What Is Tax Foreclosure and How Does the Process Work?
Explore the tax foreclosure process, its impact on property ownership, and the steps involved in resolving tax liens.
Explore the tax foreclosure process, its impact on property ownership, and the steps involved in resolving tax liens.
Tax foreclosure is a process that impacts property owners who fail to pay their taxes, potentially resulting in the loss of property ownership. Understanding this process is essential for property owners and investors, as it carries significant financial implications.
Tax liens are legal claims by the government against a property when taxes go unpaid. Acting as secured debt, liens are backed by the property’s value and give the government priority over other creditors. The Internal Revenue Code Section 6321 grants federal authority to impose such liens, while state and local governments operate under similar laws.
These liens negatively affect an owner’s credit score and complicate selling or refinancing the property. Buyers and lenders often avoid properties with liens, as these must be resolved before transferring a clear title. This limits the owner’s ability to leverage the property for financial purposes, worsening their financial challenges.
In some states, tax liens can be sold to investors through tax lien certificates. These certificates allow investors to pay the outstanding taxes in exchange for the right to collect the debt with interest. For instance, in Florida, interest rates on tax lien certificates can reach 18%, creating opportunities for investors while enabling local governments to recover unpaid taxes.
The tax foreclosure process begins when a property owner fails to pay property taxes by the due date. The taxing authority issues a notice of delinquency, informing the owner of unpaid taxes, penalties, and interest. This notice explains the consequences of continued non-payment, including foreclosure proceedings. The timeline and procedures for issuing notices vary by jurisdiction.
If the taxes remain unpaid, the taxing authority may file a lawsuit to obtain a judgment permitting foreclosure. At this stage, property owners can stop the process by paying the overdue taxes with interest and penalties. Some jurisdictions also allow owners to negotiate payment plans.
Once the court grants a judgment, a public auction is scheduled to sell the property and recover the debt. State laws govern the auction process, including notice requirements, bidding rules, and minimum bid amounts, typically set at the total owed taxes and associated costs.
The redemption period provides property owners a final chance to reclaim their property by settling their tax debts. This period, determined by state laws, varies widely, ranging from a few months to several years. During this time, owners can pay the delinquent taxes along with interest, penalties, and foreclosure-related costs.
In Texas, homestead properties may have a redemption period of up to two years, while in California, the period is usually five years. These durations reflect efforts by legislatures to balance protecting property owners with enabling governments to recover unpaid taxes. Property owners must familiarize themselves with their state’s redemption laws.
For investors holding tax lien certificates, the redemption period is a key consideration. If the property owner redeems their property, the investor relinquishes claims but receives interest payments as compensation.
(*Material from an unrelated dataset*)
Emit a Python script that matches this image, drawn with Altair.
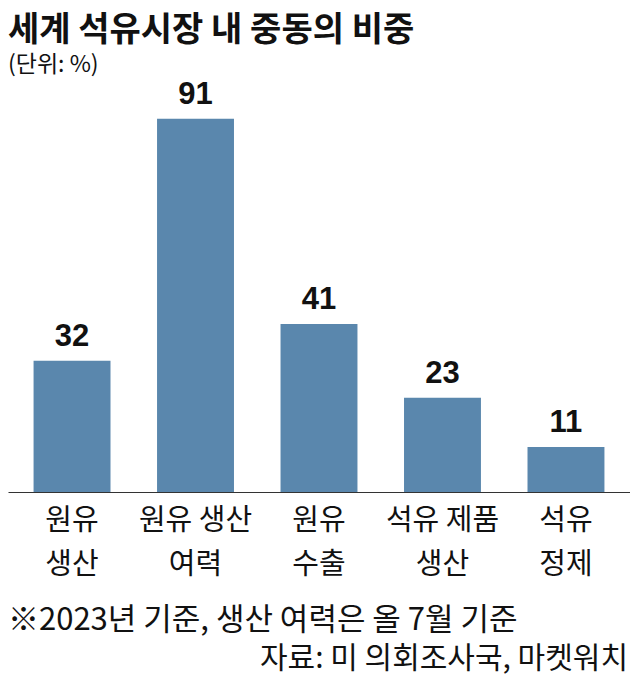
import altair as alt
import pandas as pd

categories = ["원유\n생산", "원유 생산\n여력", "원유\n수출", "석유 제품\n생산", "석유\n정제"]
values = [32, 91, 41, 23, 11]
title_text = "세계 석유시장 내 중동의 비중"
unit_text = "(단위: %)"
footnote_text = "※2023년 기준, 생산 여력은 올 7월 기준"
source_text = "자료: 미 의회조사국, 마켓워치"

df = pd.DataFrame({"category": categories, "value": values})
KR = "Noto Sans CJK KR"
NUM = "Liberation Sans, Arial, sans-serif"

x = alt.X("category:N", sort=categories,
          scale=alt.Scale(paddingInner=0.377, paddingOuter=0.207),
          axis=alt.Axis(title=None, labelAngle=0, labelFont=KR, labelFontSize=29,
                        labelColor="#111", labelPadding=14, labelLineHeight=44,
                        labelBaseline="top",
                        labelExpr="split(datum.value, '\\n')",
                        ticks=False, domainColor="#333", domainWidth=1.2))
y = alt.Y("value:Q", scale=alt.Scale(domain=[0, 95.6], nice=False), axis=None)

bars = alt.Chart(df).mark_bar(color="#5a87ad").encode(x=x, y=y)
labels = alt.Chart(df).mark_text(font=NUM, fontSize=31, fontWeight="bold",
                                 baseline="bottom", dy=-8, color="#111").encode(
    x=alt.X("category:N", sort=categories), y="value:Q", text="value:Q")

notes = pd.DataFrame({"t": [footnote_text]})
foot = alt.Chart(notes).mark_text(font=KR, fontSize=31, align="left", baseline="alphabetic",
                                  color="#111").encode(
    text="t:N", x=alt.value(0), y=alt.value(530))
src = alt.Chart(pd.DataFrame({"t": [source_text]})).mark_text(
    font=KR, fontSize=30, align="right", baseline="alphabetic", color="#111").encode(
    text="t:N", x=alt.value(620), y=alt.value(568))

chart = alt.layer(bars, labels, foot, src).properties(
    width=622, height=392,
    title=alt.TitleParams(title_text, subtitle=unit_text, anchor="start", frame="group",
                          font=KR, fontSize=34, fontWeight="bold", color="#111",
                          subtitleFont=KR, subtitleFontSize=23, subtitleColor="#111",
                          subtitlePadding=6, offset=2),
    autosize=alt.AutoSizeParams(type="none"),
    padding={"left": 0, "top": 92, "right": 0, "bottom": 186},
).configure_view(stroke=None)

chart.save("out.html", embed_options={"renderer": "svg", "actions": False})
In the public auction phase, properties are sold to recover unpaid taxes. The taxing authority sets an auction date, typically conducted by a sheriff or public official, and provides public notice to encourage participation. Notices are published in local newspapers and online, detailing available properties, auction rules, and conditions of sale.
During the auction, bidders compete for ownership of the foreclosed properties. The process is often fast-paced, with participants raising bids until a winner is declared. Properties may sell for a fraction of their market value, attracting investors seeking discounted real estate. The winning bidder receives a certificate of sale, which can lead to a deed transferring ownership, subject to the expiration of the redemption period.
Tax foreclosure significantly impacts a property’s title. After a property is sold at auction, the winning bidder typically receives a tax deed or similar document conveying ownership. However, this does not always ensure a clear title, as some liens, such as those for utilities or judgments, may persist depending on state laws.
Title insurance companies often hesitate to issue policies for properties acquired through tax foreclosure without additional legal steps to clear the title. Buyers should conduct thorough research, including reviewing the property’s title history and understanding local lien priority laws. In some states, municipal liens may survive the foreclosure sale, requiring the new owner to address these debts.
Tax foreclosure has severe consequences for property owners. Financially, the process negatively affects credit scores, making it harder to secure loans, credit cards, or even rental housing. Losing a property through foreclosure does not always eliminate financial obligations. If auction proceeds exceed the tax debt, the former owner may be entitled to the surplus. Conversely, if the sale price falls short, the taxing authority may seek a deficiency judgment to recover the remaining balance.
The emotional impact of losing a home or property is significant, especially for long-term residents. Foreclosure can lead to displacement, forcing owners to find new housing on short notice. For businesses, losing a commercial property disrupts operations, damages client relationships, and harms the company’s reputation.